-------- DATASET EXTRACT --------

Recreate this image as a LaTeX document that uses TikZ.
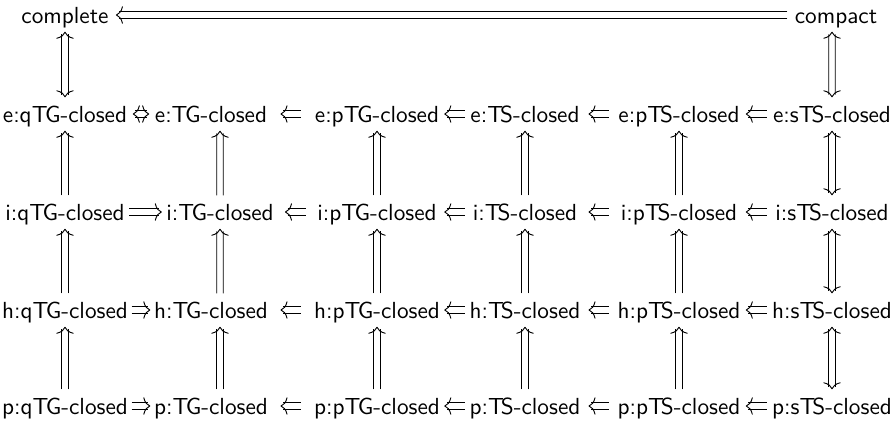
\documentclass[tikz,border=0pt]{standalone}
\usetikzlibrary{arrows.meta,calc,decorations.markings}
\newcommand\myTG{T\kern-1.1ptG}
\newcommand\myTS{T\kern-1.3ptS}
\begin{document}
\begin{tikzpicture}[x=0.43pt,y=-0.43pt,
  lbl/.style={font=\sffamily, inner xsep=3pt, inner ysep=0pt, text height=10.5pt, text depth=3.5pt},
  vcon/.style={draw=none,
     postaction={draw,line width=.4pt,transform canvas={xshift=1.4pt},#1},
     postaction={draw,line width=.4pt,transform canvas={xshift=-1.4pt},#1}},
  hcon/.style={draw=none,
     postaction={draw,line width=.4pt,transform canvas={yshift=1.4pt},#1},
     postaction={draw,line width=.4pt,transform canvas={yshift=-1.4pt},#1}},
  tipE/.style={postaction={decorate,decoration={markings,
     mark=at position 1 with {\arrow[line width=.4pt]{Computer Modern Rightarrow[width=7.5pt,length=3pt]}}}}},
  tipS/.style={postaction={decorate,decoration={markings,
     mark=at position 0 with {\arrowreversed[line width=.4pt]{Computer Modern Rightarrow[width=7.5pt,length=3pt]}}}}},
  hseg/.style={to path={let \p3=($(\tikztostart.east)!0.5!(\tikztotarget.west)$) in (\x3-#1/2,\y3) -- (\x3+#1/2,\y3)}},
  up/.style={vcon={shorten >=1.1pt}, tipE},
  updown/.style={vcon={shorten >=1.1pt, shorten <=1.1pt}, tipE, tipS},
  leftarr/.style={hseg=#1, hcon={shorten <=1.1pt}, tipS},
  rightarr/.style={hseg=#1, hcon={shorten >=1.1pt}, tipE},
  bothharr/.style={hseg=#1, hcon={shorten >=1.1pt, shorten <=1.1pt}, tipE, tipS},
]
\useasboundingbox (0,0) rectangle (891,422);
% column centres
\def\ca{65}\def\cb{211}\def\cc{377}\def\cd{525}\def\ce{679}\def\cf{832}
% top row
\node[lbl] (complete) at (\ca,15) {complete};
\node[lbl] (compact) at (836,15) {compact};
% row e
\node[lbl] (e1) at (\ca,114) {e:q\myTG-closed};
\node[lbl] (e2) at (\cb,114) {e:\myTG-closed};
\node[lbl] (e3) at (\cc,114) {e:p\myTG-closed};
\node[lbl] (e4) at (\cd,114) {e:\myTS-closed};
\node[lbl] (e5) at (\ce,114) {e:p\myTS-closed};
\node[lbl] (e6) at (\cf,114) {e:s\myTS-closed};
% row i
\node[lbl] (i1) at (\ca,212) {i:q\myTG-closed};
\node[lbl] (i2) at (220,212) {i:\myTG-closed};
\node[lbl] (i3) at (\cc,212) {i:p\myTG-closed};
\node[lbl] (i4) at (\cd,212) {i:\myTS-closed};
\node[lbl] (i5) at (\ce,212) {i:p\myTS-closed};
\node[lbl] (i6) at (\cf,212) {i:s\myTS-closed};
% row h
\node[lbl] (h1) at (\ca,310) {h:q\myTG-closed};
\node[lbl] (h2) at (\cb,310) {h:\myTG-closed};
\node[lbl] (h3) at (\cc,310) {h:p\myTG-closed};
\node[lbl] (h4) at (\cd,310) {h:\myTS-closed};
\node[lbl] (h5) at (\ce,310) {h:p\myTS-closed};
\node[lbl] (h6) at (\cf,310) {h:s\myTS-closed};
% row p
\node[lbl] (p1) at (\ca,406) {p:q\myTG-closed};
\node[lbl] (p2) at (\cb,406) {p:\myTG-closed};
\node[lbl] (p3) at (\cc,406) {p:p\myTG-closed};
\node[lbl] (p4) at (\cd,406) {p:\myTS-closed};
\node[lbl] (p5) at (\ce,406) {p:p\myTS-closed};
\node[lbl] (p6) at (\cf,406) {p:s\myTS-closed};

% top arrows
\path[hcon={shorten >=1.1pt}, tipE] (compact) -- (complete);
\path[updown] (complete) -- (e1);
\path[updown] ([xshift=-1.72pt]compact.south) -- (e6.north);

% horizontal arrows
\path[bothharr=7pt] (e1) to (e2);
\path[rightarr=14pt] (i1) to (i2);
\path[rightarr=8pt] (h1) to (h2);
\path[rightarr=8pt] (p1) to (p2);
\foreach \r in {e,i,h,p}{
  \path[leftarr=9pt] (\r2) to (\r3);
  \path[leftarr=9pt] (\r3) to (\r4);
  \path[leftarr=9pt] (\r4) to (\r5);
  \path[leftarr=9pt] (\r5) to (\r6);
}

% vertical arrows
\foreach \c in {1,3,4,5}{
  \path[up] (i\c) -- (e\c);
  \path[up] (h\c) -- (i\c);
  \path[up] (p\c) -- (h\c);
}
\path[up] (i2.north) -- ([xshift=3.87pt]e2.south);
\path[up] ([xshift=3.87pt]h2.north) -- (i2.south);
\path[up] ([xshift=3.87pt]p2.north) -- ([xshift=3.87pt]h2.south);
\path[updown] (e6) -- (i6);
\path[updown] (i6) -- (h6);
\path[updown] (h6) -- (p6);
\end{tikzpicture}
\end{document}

--------

→ WHAT IS ASKED: Omit the pictures and reproduce the listing exactly.

→ FINAL ANSWER:
Recreate this image as a LaTeX document that uses TikZ.
\documentclass[tikz,border=0pt]{standalone}
\usetikzlibrary{arrows.meta,calc,decorations.markings}
\newcommand\myTG{T\kern-1.1ptG}
\newcommand\myTS{T\kern-1.3ptS}
\begin{document}
\begin{tikzpicture}[x=0.43pt,y=-0.43pt,
  lbl/.style={font=\sffamily, inner xsep=3pt, inner ysep=0pt, text height=10.5pt, text depth=3.5pt},
  vcon/.style={draw=none,
     postaction={draw,line width=.4pt,transform canvas={xshift=1.4pt},#1},
     postaction={draw,line width=.4pt,transform canvas={xshift=-1.4pt},#1}},
  hcon/.style={draw=none,
     postaction={draw,line width=.4pt,transform canvas={yshift=1.4pt},#1},
     postaction={draw,line width=.4pt,transform canvas={yshift=-1.4pt},#1}},
  tipE/.style={postaction={decorate,decoration={markings,
     mark=at position 1 with {\arrow[line width=.4pt]{Computer Modern Rightarrow[width=7.5pt,length=3pt]}}}}},
  tipS/.style={postaction={decorate,decoration={markings,
     mark=at position 0 with {\arrowreversed[line width=.4pt]{Computer Modern Rightarrow[width=7.5pt,length=3pt]}}}}},
  hseg/.style={to path={let \p3=($(\tikztostart.east)!0.5!(\tikztotarget.west)$) in (\x3-#1/2,\y3) -- (\x3+#1/2,\y3)}},
  up/.style={vcon={shorten >=1.1pt}, tipE},
  updown/.style={vcon={shorten >=1.1pt, shorten <=1.1pt}, tipE, tipS},
  leftarr/.style={hseg=#1, hcon={shorten <=1.1pt}, tipS},
  rightarr/.style={hseg=#1, hcon={shorten >=1.1pt}, tipE},
  bothharr/.style={hseg=#1, hcon={shorten >=1.1pt, shorten <=1.1pt}, tipE, tipS},
]
\useasboundingbox (0,0) rectangle (891,422);
% column centres
\def\ca{65}\def\cb{211}\def\cc{377}\def\cd{525}\def\ce{679}\def\cf{832}
% top row
\node[lbl] (complete) at (\ca,15) {complete};
\node[lbl] (compact) at (836,15) {compact};
% row e
\node[lbl] (e1) at (\ca,114) {e:q\myTG-closed};
\node[lbl] (e2) at (\cb,114) {e:\myTG-closed};
\node[lbl] (e3) at (\cc,114) {e:p\myTG-closed};
\node[lbl] (e4) at (\cd,114) {e:\myTS-closed};
\node[lbl] (e5) at (\ce,114) {e:p\myTS-closed};
\node[lbl] (e6) at (\cf,114) {e:s\myTS-closed};
% row i
\node[lbl] (i1) at (\ca,212) {i:q\myTG-closed};
\node[lbl] (i2) at (220,212) {i:\myTG-closed};
\node[lbl] (i3) at (\cc,212) {i:p\myTG-closed};
\node[lbl] (i4) at (\cd,212) {i:\myTS-closed};
\node[lbl] (i5) at (\ce,212) {i:p\myTS-closed};
\node[lbl] (i6) at (\cf,212) {i:s\myTS-closed};
% row h
\node[lbl] (h1) at (\ca,310) {h:q\myTG-closed};
\node[lbl] (h2) at (\cb,310) {h:\myTG-closed};
\node[lbl] (h3) at (\cc,310) {h:p\myTG-closed};
\node[lbl] (h4) at (\cd,310) {h:\myTS-closed};
\node[lbl] (h5) at (\ce,310) {h:p\myTS-closed};
\node[lbl] (h6) at (\cf,310) {h:s\myTS-closed};
% row p
\node[lbl] (p1) at (\ca,406) {p:q\myTG-closed};
\node[lbl] (p2) at (\cb,406) {p:\myTG-closed};
\node[lbl] (p3) at (\cc,406) {p:p\myTG-closed};
\node[lbl] (p4) at (\cd,406) {p:\myTS-closed};
\node[lbl] (p5) at (\ce,406) {p:p\myTS-closed};
\node[lbl] (p6) at (\cf,406) {p:s\myTS-closed};

% top arrows
\path[hcon={shorten >=1.1pt}, tipE] (compact) -- (complete);
\path[updown] (complete) -- (e1);
\path[updown] ([xshift=-1.72pt]compact.south) -- (e6.north);

% horizontal arrows
\path[bothharr=7pt] (e1) to (e2);
\path[rightarr=14pt] (i1) to (i2);
\path[rightarr=8pt] (h1) to (h2);
\path[rightarr=8pt] (p1) to (p2);
\foreach \r in {e,i,h,p}{
  \path[leftarr=9pt] (\r2) to (\r3);
  \path[leftarr=9pt] (\r3) to (\r4);
  \path[leftarr=9pt] (\r4) to (\r5);
  \path[leftarr=9pt] (\r5) to (\r6);
}

% vertical arrows
\foreach \c in {1,3,4,5}{
  \path[up] (i\c) -- (e\c);
  \path[up] (h\c) -- (i\c);
  \path[up] (p\c) -- (h\c);
}
\path[up] (i2.north) -- ([xshift=3.87pt]e2.south);
\path[up] ([xshift=3.87pt]h2.north) -- (i2.south);
\path[up] ([xshift=3.87pt]p2.north) -- ([xshift=3.87pt]h2.south);
\path[updown] (e6) -- (i6);
\path[updown] (i6) -- (h6);
\path[updown] (h6) -- (p6);
\end{tikzpicture}
\end{document}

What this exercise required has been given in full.